_YOUR TASK_
Can you output the material exactly as written, minus any pictures it holds?

_INFORMATION SUPPLIED_
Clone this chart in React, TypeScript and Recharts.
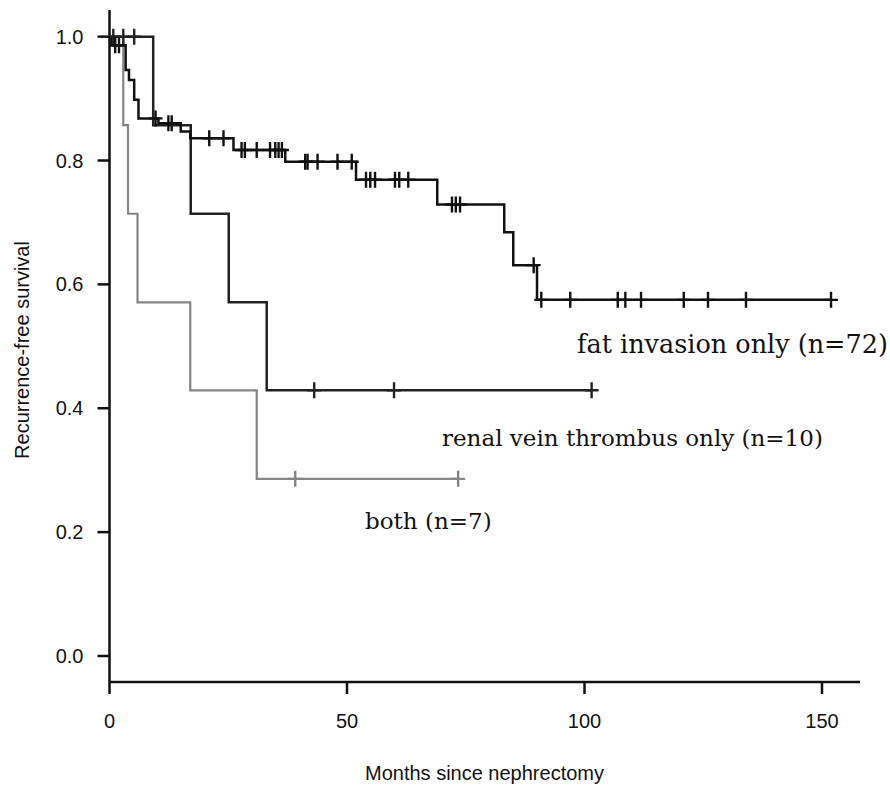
import { ComposedChart, Line, XAxis, YAxis } from 'recharts';

const xTicks = [0, 50, 100, 150];
const yTicks = [0, 0.2, 0.4, 0.6, 0.8, 1.0];

// [month, survival] where each level starts
const fatSteps = [
  [0, 1.0], [0.4, 0.986], [3.4, 0.946], [4.1, 0.93], [5.2, 0.898], [6.1, 0.868],
  [10.3, 0.86], [15.0, 0.847], [17.0, 0.836], [26.1, 0.817], [37.0, 0.798],
  [51.9, 0.769], [69.0, 0.729], [83.1, 0.684], [85.0, 0.631], [90.0, 0.575],
];
const fatCensored = [
  1.2, 2.0, 9.7, 12.4, 13.1, 21.0, 24.0, 27.8, 28.5, 31.0, 33.8, 34.9, 35.6, 36.3,
  41.2, 41.7, 43.8, 48.0, 51.0, 54.0, 54.9, 55.9, 60.1, 61.0, 62.9, 72.1, 72.9, 73.8,
  89.3, 90.9, 97.0, 107.0, 108.6, 111.9, 120.9, 126.0, 134.0, 151.9,
];

const renalSteps = [[0, 1.0], [9.2, 0.857], [17.1, 0.714], [25.1, 0.571], [33.1, 0.429]];
const renalCensored = [0.8, 2.9, 5.2, 43.1, 59.9, 101.5];

const bothSteps = [[0, 1.0], [2.9, 0.857], [3.9, 0.714], [5.9, 0.571], [17.0, 0.429], [31.0, 0.286]];
const bothCensored = [39.1, 73.4];

const buildCurve = (steps: number[][], censored: number[]) => {
  const pts = steps.map(([t, s]) => ({ t, s, c: false }));
  censored.forEach((t) => {
    let s = steps[0][1];
    steps.forEach(([st, sv]) => { if (st <= t) s = sv; });
    pts.push({ t, s, c: true });
  });
  return pts.sort((a, b) => a.t - b.t);
};

const fatData = buildCurve(fatSteps, fatCensored);
const renalData = buildCurve(renalSteps, renalCensored);
const bothData = buildCurve(bothSteps, bothCensored);

const censorMark = (color: string) => (props: any) => {
  const { cx, cy, payload, index } = props;
  if (!payload || !payload.c) return <g key={`n-${index}`} />;
  return (
    <path
      key={`c-${index}`}
      d={`M${cx - 7},${cy}H${cx + 7}M${cx},${cy - 8}V${cy + 8}`}
      stroke={color}
      strokeWidth={2.4}
      fill="none"
    />
  );
};

const sans = '"Liberation Sans", Arial, sans-serif';
const serif = '"DejaVu Serif", serif';
const tickStyle = { fill: '#111', fontSize: 20, fontFamily: sans };

export default function App() {
  return (
    <div style={{ position: 'relative', width: 890, height: 787, background: '#fff' }}>
      <style>{'body{margin:0}'}</style>
      <ComposedChart
        width={890}
        height={787}
        margin={{ top: 10, right: 30, bottom: 45, left: 49.5 }}
      >
        <XAxis
          dataKey="t"
          type="number"
          domain={[0, 158]}
          allowDataOverflow
          ticks={xTicks}
          interval={0}
          tickSize={12}
          tickMargin={20}
          height={60}
          stroke="#111"
          strokeWidth={2.5}
          tick={tickStyle}
        />
        <YAxis
          type="number"
          domain={[-0.042, 1.043]}
          allowDataOverflow
          ticks={yTicks}
          interval={0}
          tickSize={12}
          tickMargin={14}
          width={60}
          stroke="#111"
          strokeWidth={2.5}
          tick={tickStyle}
          tickFormatter={(v: number) => v.toFixed(1)}
        />
        <Line
          data={bothData}
          dataKey="s"
          type="stepAfter"
          stroke="#858585"
          strokeWidth={2.2}
          dot={censorMark('#858585')}
          activeDot={false}
          isAnimationActive={false}
        />
        <Line
          data={renalData}
          dataKey="s"
          type="stepAfter"
          stroke="#222"
          strokeWidth={2.5}
          dot={censorMark('#222')}
          activeDot={false}
          isAnimationActive={false}
        />
        <Line
          data={fatData}
          dataKey="s"
          type="stepAfter"
          stroke="#111"
          strokeWidth={2.5}
          dot={censorMark('#111')}
          activeDot={false}
          isAnimationActive={false}
        />
      </ComposedChart>
      <svg
        width={890}
        height={787}
        style={{ position: 'absolute', left: 0, top: 0, pointerEvents: 'none' }}
      >
        <text x={577} y={353} fontFamily={serif} fontSize={25.5} fill="#111">
          fat invasion only (n=72)
        </text>
        <text x={442} y={446} fontFamily={serif} fontSize={23} fill="#111">
          renal vein thrombus only (n=10)
        </text>
        <text x={365} y={529} fontFamily={serif} fontSize={23} fill="#111">
          both (n=7)
        </text>
        <text x={484.5} y={780} textAnchor="middle" fontFamily={sans} fontSize={20} fill="#111">
          Months since nephrectomy
        </text>
        <text
          x={29}
          y={350}
          textAnchor="middle"
          transform="rotate(-90 29 350)"
          fontFamily={sans}
          fontSize={20}
          fill="#111"
        >
          Recurrence-free survival
        </text>
      </svg>
    </div>
  );
}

_RESPONSE_
Clone this chart in React, TypeScript and Recharts.
import { ComposedChart, Line, XAxis, YAxis } from 'recharts';

const xTicks = [0, 50, 100, 150];
const yTicks = [0, 0.2, 0.4, 0.6, 0.8, 1.0];

// [month, survival] where each level starts
const fatSteps = [
  [0, 1.0], [0.4, 0.986], [3.4, 0.946], [4.1, 0.93], [5.2, 0.898], [6.1, 0.868],
  [10.3, 0.86], [15.0, 0.847], [17.0, 0.836], [26.1, 0.817], [37.0, 0.798],
  [51.9, 0.769], [69.0, 0.729], [83.1, 0.684], [85.0, 0.631], [90.0, 0.575],
];
const fatCensored = [
  1.2, 2.0, 9.7, 12.4, 13.1, 21.0, 24.0, 27.8, 28.5, 31.0, 33.8, 34.9, 35.6, 36.3,
  41.2, 41.7, 43.8, 48.0, 51.0, 54.0, 54.9, 55.9, 60.1, 61.0, 62.9, 72.1, 72.9, 73.8,
  89.3, 90.9, 97.0, 107.0, 108.6, 111.9, 120.9, 126.0, 134.0, 151.9,
];

const renalSteps = [[0, 1.0], [9.2, 0.857], [17.1, 0.714], [25.1, 0.571], [33.1, 0.429]];
const renalCensored = [0.8, 2.9, 5.2, 43.1, 59.9, 101.5];

const bothSteps = [[0, 1.0], [2.9, 0.857], [3.9, 0.714], [5.9, 0.571], [17.0, 0.429], [31.0, 0.286]];
const bothCensored = [39.1, 73.4];

const buildCurve = (steps: number[][], censored: number[]) => {
  const pts = steps.map(([t, s]) => ({ t, s, c: false }));
  censored.forEach((t) => {
    let s = steps[0][1];
    steps.forEach(([st, sv]) => { if (st <= t) s = sv; });
    pts.push({ t, s, c: true });
  });
  return pts.sort((a, b) => a.t - b.t);
};

const fatData = buildCurve(fatSteps, fatCensored);
const renalData = buildCurve(renalSteps, renalCensored);
const bothData = buildCurve(bothSteps, bothCensored);

const censorMark = (color: string) => (props: any) => {
  const { cx, cy, payload, index } = props;
  if (!payload || !payload.c) return <g key={`n-${index}`} />;
  return (
    <path
      key={`c-${index}`}
      d={`M${cx - 7},${cy}H${cx + 7}M${cx},${cy - 8}V${cy + 8}`}
      stroke={color}
      strokeWidth={2.4}
      fill="none"
    />
  );
};

const sans = '"Liberation Sans", Arial, sans-serif';
const serif = '"DejaVu Serif", serif';
const tickStyle = { fill: '#111', fontSize: 20, fontFamily: sans };

export default function App() {
  return (
    <div style={{ position: 'relative', width: 890, height: 787, background: '#fff' }}>
      <style>{'body{margin:0}'}</style>
      <ComposedChart
        width={890}
        height={787}
        margin={{ top: 10, right: 30, bottom: 45, left: 49.5 }}
      >
        <XAxis
          dataKey="t"
          type="number"
          domain={[0, 158]}
          allowDataOverflow
          ticks={xTicks}
          interval={0}
          tickSize={12}
          tickMargin={20}
          height={60}
          stroke="#111"
          strokeWidth={2.5}
          tick={tickStyle}
        />
        <YAxis
          type="number"
          domain={[-0.042, 1.043]}
          allowDataOverflow
          ticks={yTicks}
          interval={0}
          tickSize={12}
          tickMargin={14}
          width={60}
          stroke="#111"
          strokeWidth={2.5}
          tick={tickStyle}
          tickFormatter={(v: number) => v.toFixed(1)}
        />
        <Line
          data={bothData}
          dataKey="s"
          type="stepAfter"
          stroke="#858585"
          strokeWidth={2.2}
          dot={censorMark('#858585')}
          activeDot={false}
          isAnimationActive={false}
        />
        <Line
          data={renalData}
          dataKey="s"
          type="stepAfter"
          stroke="#222"
          strokeWidth={2.5}
          dot={censorMark('#222')}
          activeDot={false}
          isAnimationActive={false}
        />
        <Line
          data={fatData}
          dataKey="s"
          type="stepAfter"
          stroke="#111"
          strokeWidth={2.5}
          dot={censorMark('#111')}
          activeDot={false}
          isAnimationActive={false}
        />
      </ComposedChart>
      <svg
        width={890}
        height={787}
        style={{ position: 'absolute', left: 0, top: 0, pointerEvents: 'none' }}
      >
        <text x={577} y={353} fontFamily={serif} fontSize={25.5} fill="#111">
          fat invasion only (n=72)
        </text>
        <text x={442} y={446} fontFamily={serif} fontSize={23} fill="#111">
          renal vein thrombus only (n=10)
        </text>
        <text x={365} y={529} fontFamily={serif} fontSize={23} fill="#111">
          both (n=7)
        </text>
        <text x={484.5} y={780} textAnchor="middle" fontFamily={sans} fontSize={20} fill="#111">
          Months since nephrectomy
        </text>
        <text
          x={29}
          y={350}
          textAnchor="middle"
          transform="rotate(-90 29 350)"
          fontFamily={sans}
          fontSize={20}
          fill="#111"
        >
          Recurrence-free survival
        </text>
      </svg>
    </div>
  );
}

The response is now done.